Ensio Miettinen was born in 1929 into a family of entrepreneurs, in which acquiring an enterprising outlook was almost a question of inheritance. For Ensio, childhood was more preparation for the future than play: he was raised by his engineer father, his mother having died almost immediately after his birth. Ensio spent his childhood in Vyborg, but war broke out when he was 9 and he was evacuated to central Finland.
Ensio began work as a 22-year-old technical university student with Puristustuote Oy, run by his father. Ensio describes his relationship with his father as follows: “despite its ups and downs, and loves and hates, it was the fundamental driving force behind my entrepreneurial career and life”. “Open a hotdog stand if you have to, but don’t work for someone else,” was his father’s advice. By 1958, after six years of work, Ensio was ready to establish his own company.
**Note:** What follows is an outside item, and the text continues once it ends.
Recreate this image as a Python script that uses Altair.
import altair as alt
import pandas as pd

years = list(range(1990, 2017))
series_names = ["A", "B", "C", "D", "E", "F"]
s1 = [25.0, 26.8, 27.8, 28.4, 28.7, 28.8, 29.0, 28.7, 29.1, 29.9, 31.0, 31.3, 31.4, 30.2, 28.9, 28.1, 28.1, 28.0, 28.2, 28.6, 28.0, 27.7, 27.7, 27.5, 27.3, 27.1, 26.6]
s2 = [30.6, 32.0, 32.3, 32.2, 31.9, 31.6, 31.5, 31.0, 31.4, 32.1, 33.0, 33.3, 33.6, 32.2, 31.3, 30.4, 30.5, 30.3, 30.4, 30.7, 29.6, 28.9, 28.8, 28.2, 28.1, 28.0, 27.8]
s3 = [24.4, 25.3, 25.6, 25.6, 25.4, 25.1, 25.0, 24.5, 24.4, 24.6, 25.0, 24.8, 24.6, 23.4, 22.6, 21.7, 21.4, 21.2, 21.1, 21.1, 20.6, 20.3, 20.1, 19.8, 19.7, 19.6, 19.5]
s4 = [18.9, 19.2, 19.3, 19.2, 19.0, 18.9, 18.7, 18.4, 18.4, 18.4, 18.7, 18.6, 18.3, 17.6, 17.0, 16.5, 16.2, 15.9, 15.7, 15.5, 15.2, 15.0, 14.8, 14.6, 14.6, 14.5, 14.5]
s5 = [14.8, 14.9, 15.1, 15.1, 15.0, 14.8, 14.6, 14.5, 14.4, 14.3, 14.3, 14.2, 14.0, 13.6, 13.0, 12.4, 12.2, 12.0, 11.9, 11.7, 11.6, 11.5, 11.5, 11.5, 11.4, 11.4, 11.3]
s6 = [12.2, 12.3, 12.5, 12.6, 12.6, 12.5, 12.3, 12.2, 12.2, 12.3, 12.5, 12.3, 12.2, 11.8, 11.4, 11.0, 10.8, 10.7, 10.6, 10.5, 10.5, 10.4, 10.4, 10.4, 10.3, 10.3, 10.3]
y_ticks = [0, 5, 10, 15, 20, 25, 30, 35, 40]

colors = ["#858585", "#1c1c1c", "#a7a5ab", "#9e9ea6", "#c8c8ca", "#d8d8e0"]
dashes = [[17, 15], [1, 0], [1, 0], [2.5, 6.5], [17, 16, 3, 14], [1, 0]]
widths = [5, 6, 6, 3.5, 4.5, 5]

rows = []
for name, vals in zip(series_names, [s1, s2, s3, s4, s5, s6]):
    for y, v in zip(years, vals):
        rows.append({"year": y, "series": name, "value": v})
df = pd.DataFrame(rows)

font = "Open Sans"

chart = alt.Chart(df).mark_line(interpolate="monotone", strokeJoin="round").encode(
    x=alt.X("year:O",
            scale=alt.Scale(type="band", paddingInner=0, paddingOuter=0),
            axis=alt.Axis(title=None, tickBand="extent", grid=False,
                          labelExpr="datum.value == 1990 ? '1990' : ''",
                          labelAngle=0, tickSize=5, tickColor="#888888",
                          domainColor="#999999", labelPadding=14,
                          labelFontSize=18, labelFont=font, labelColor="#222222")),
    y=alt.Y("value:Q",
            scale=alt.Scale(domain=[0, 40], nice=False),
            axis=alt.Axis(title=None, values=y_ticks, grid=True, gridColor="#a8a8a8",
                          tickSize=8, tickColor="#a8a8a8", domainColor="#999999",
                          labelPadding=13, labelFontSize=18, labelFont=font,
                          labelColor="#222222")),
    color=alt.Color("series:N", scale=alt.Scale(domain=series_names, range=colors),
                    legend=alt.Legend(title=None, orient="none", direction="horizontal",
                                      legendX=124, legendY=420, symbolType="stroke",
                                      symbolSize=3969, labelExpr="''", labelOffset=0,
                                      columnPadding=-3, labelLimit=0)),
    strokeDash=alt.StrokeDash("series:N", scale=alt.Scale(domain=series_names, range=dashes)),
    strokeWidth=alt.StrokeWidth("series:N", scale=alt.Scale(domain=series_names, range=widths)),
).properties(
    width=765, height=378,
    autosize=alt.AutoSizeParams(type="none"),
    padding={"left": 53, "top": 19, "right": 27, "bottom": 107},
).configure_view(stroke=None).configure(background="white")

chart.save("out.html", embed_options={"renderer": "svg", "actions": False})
Ensio recounts the early phases of his career: “Of course I was confident that I would succeed. I knew the business inside out. When I was 22, I went to work at Puristustuote, running it by the time I was 23. At first, as such a young technical manager, I didn’t inspire much respect among our business partners, who were of an entirely different generation. When I was 28, I established my own engineering company, Insinööritoimisto Ensio Miettinen, and started production, lathing small metal parts.” The early years were characterised by a hectic working pace and entrepreneurialism.
An inexhaustible thirst for knowledge and the ability to make observations and deductions helped Ensio create a successful company. Just seven years later, it was larger than his father’s. In the 1970s he expanded the company’s product portfolio to cover new fields, and in the 1980s embarked on internationalization. Knowing how to perform and implement product development - innovation - has always been among Ensio’s strengths, attested to by over 100 patents in his name.
During the 1975 recession, when Ensio was 45, Ensto surmounted its most severe crisis. As Ensio wryly commented: “I stopped being an engineer and focused on the electronics of souls, and I’m only half kidding when I say that.” Ensio’s thoughts concerning business management developed through a series of diary-like handouts he distributed to friends and co-workers.
After enlisting co-writer Esa Saarinen, a philosopher, the book “Muutostekijä” (The Change Factor) was published, emphasizing people and the human factor in working life. The book became a success in Finland, followed by books co-written with business administration expert Risto Harisalo, such as “Klassinen liberalismi” (Classical Liberalism) and ”Luottamuspääoma” (Trust as Capital), packed with unbiased observations on Finnish society, and having a strong impact on Finnish corporate culture. In Ensio’s own words: “As an entrepreneur I know that you cannot change people, either at work or in life. You can only till the soil, and trust will either flourish or wither.” The concept of trust as capital is based on this idea, as are Ensio’s values.
The company created by Ensio Miettinen is alive and well. His values will remain at the core of Ensto, a family company, although the power and responsibility connected to company ownership were finally transferred to the second generation in 2001. Ensio believes that family companies with a human face remain critical in a globalizing world with few trade barriers.